The onward march began in 1941 with the Howrah Bridge, later named Rabindra Setu. Later in 1991 achievement is the second Hooghly Bridge or Vidyasagar Setu. In between BBJ constructed a number of engineering structures spread across the country and abroad.

The first Ganga Bridge of independent India Rajendra Setu at Mokameh-Barauni in Bihar, the Yamuna Bridge at Delhi, the Godavari Bridge at Rajamundry, the Krishna Bridge at Vijayawada, Brahmaputra Bridge at Pandu are some of the known achievements of the company.

===Bharat Bhari Udyog Nigam===
Bharat Bhari Udyog Nigam (BBUNL) was a Public Sector Undertaking (PSU) of the Government of India, established in 1986 as a Public Sector Holding Company under the administrative control of the Department of Heavy Industry and Public Enterprises, Government of India. In 1987, BBJ was nationalised, becoming a subsidiary of BBUNL. BBUNL became the holding company for four eastern Indian engineering companies:
- Burn Standard Company (Under Liquidation): With over two centuries of engineering expertise, Burn Standard & Co Ltd was a diversified company manufacturing Railway wagons & Track Equipment, Refractories, Castings & Forgings, Offshore Oil Platforms, Bridges & Steel Structures, Steel Plant Equipment, etc.
- Braithwaite & Co. Ltd.: starting with the fabrication of heavy steel structures, it also manufactures a large variety of railway freight wagons, including special-purpose wagons, tank wagons, bogies, cranes for ports & dockyards, and jute machinery.
- Bharat Wagon and Engineering (Under Liquidation): manufactured a wide range of Freight Wagons, Steel Structures for Road & Rail Bridges, Tanks for Refineries and Fuel Stations, Rollers for Sugar Mills, Transmission Towers, etc.
- Braithwaite, Burn & Jessop Construction Company: best known for bridge building. Starting from Calcutta's famous Howrah Bridge to the present – Vidyasagar Setu – one of Asia's largest Cable Stayed Bridge, BBJ & Construction Co Ltd has been involved in the design and construction of many varieties of Bridges in India. Also, the expertise available is utilised for Repairs & Restoration of Bridges destroyed by nature's fury.
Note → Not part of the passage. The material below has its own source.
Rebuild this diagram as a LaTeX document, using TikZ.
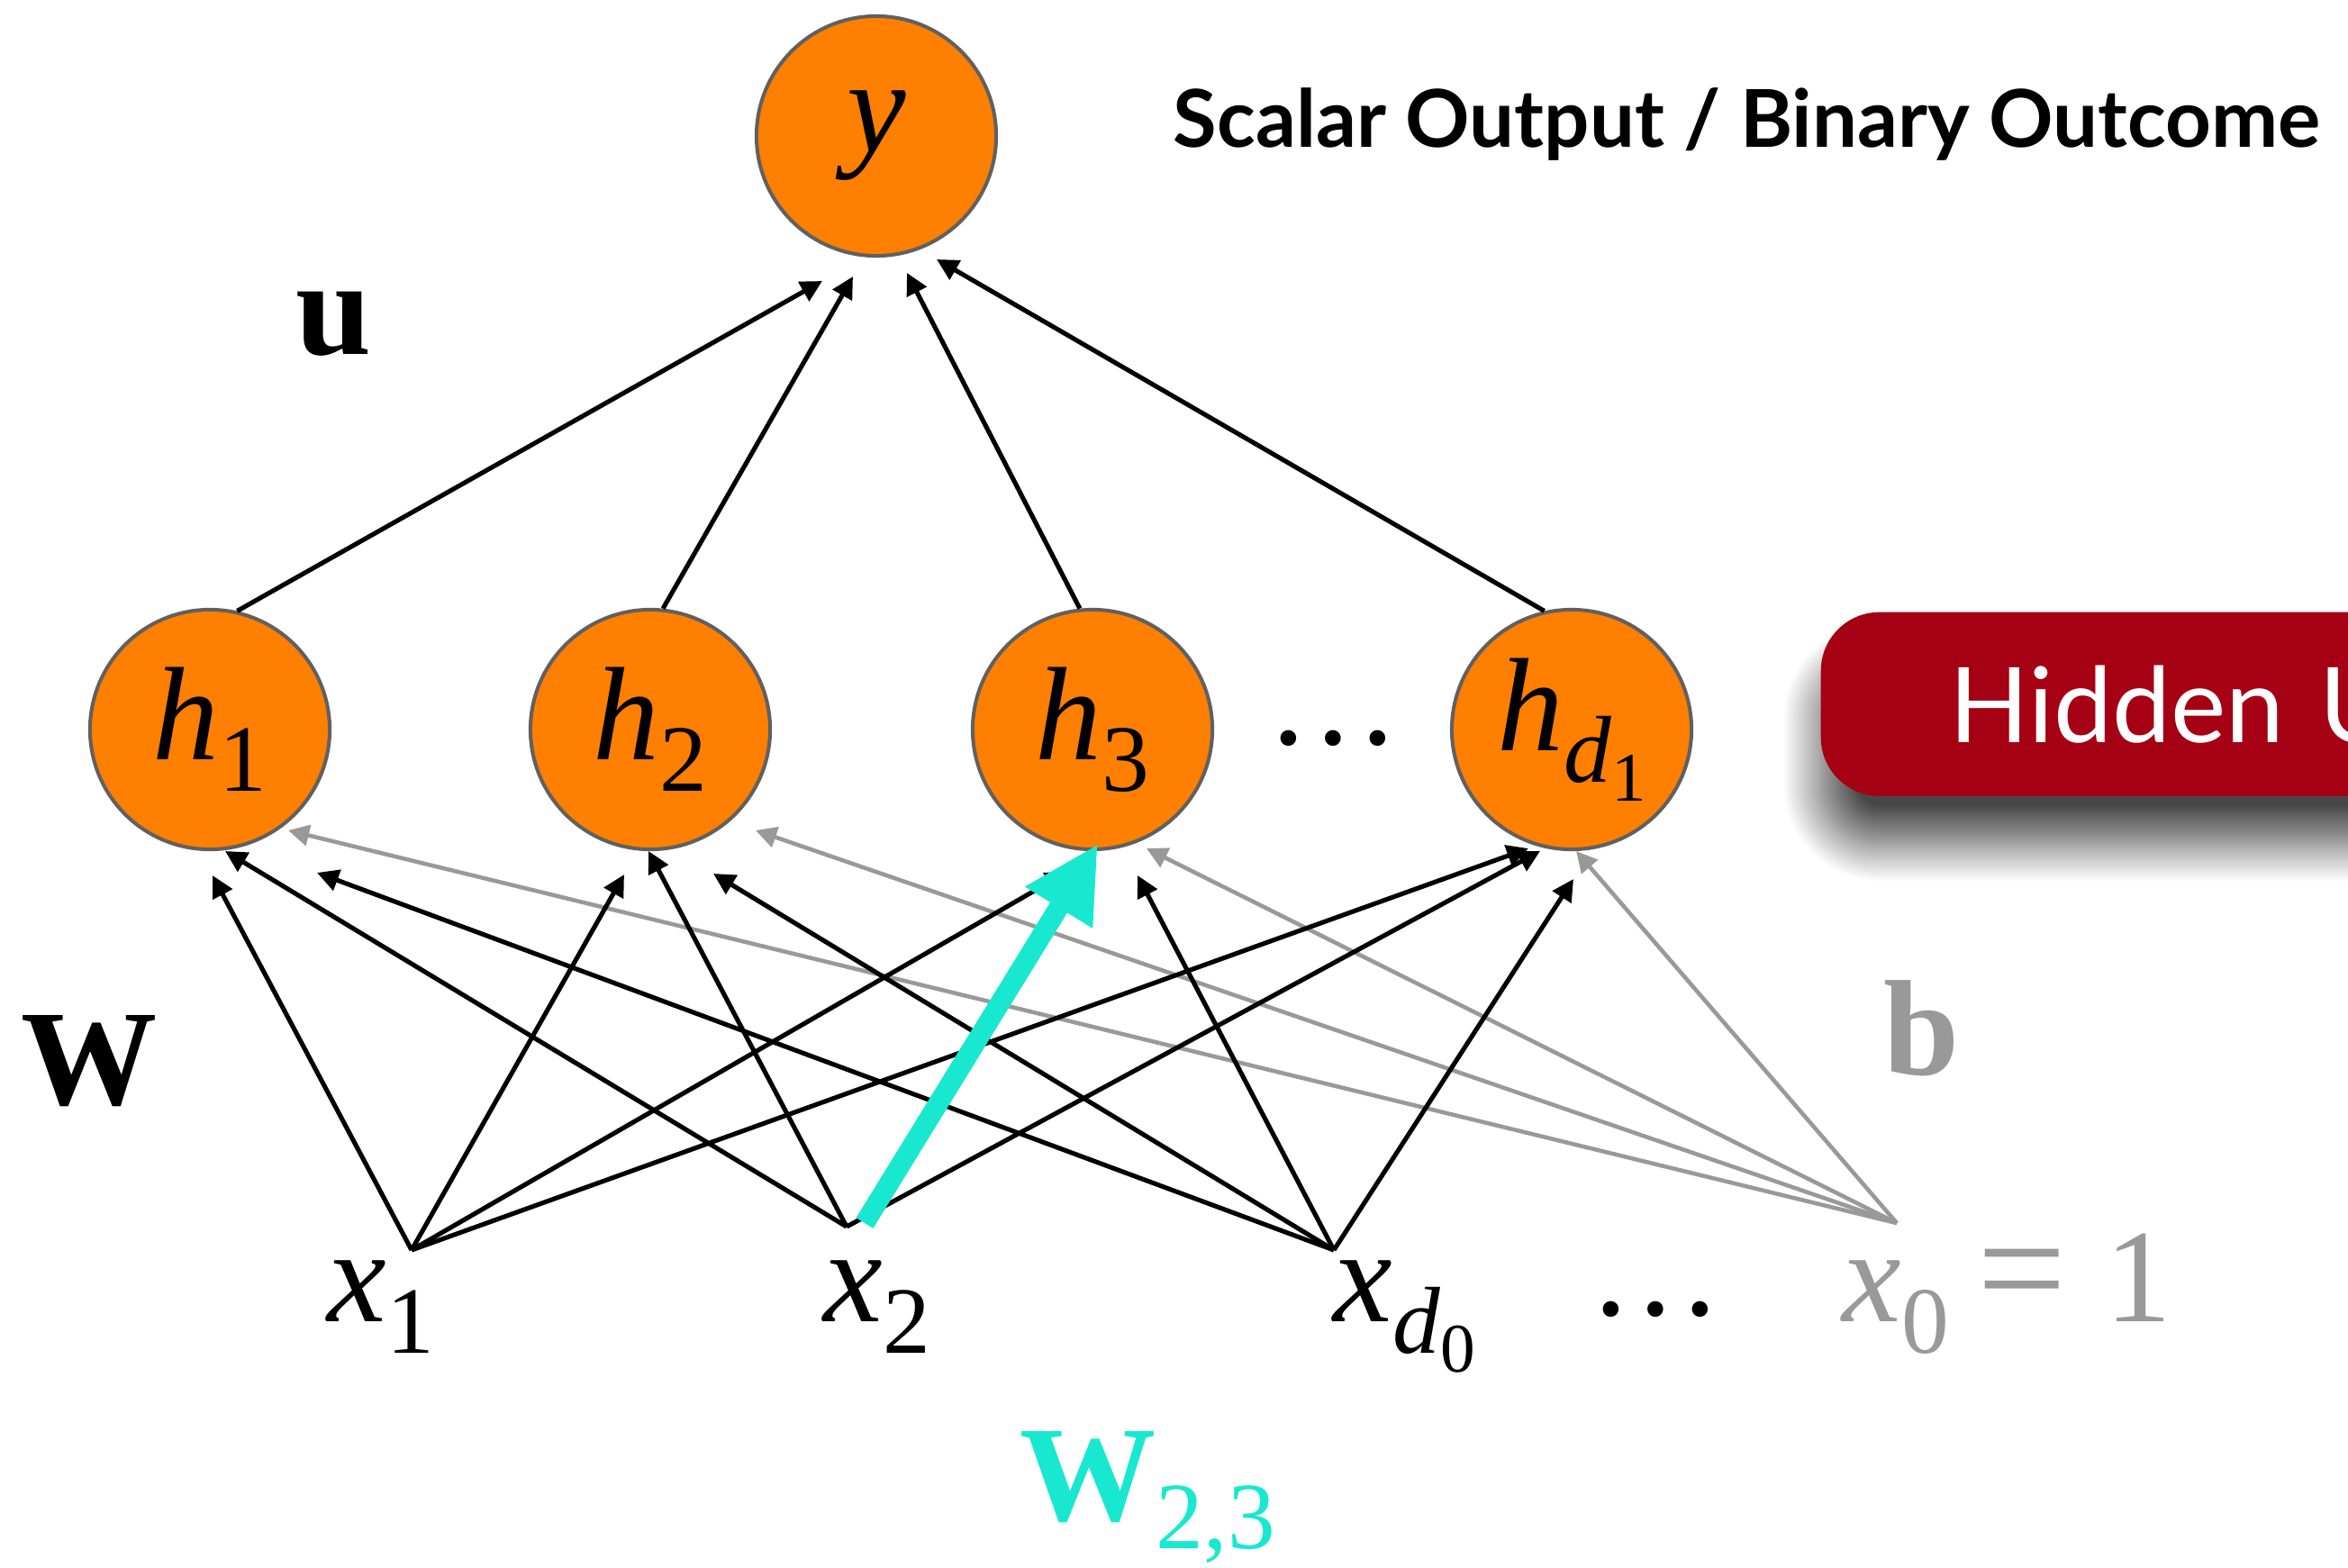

The group engaged in the design, manufacture, supply, erection and commissioning of a wide range of Capital Goods and Turnkey Projects required by the Core Sector Industries, such as Coal Mines, Power, Petroleum and Oil, Ports, Railways, together with the Construction of Highways & Flyovers. It had an annual turnover of around US Dollar 100 million and had a total fabrication capacity of 24,000 MT per annum, employing about 3,372 skilled personnel. BBUNL group companies have been involved in most of the projects of national importance. Stepping up exports, the BBUNL group today has a diverse export profile, spread across forty countries worldwide.

The administrative control of M/s Bharat Wagon & Engg Co Ltd (BWEL), Patna, a central PSE and subsidiary of Bharat Bhari Udyog Nigam Ltd (BBUNL) was transferred from the Department of Heavy Industry, Ministry of Heavy Industries and Public Enterprises to the Ministry of Railways w.e.f 13 August 2008 (AN).

BBUNL reported aggregated revenues of ₹36856000 during fiscal 2006

BBJ is also involved in the installation of major steel plants, thermal power stations, oil refineries, and fertilizer projects. BBJ has also undertaken restoration of damaged bridges, industrial structures, and civil construction of major commercial and administrative buildings.

With effect from 10 July 2015, BBJ merged into BBUNL; then, on 18 November 2015 BBUNL changed its name to "The Braithwaite Burn and Jessop Construction Company Limited".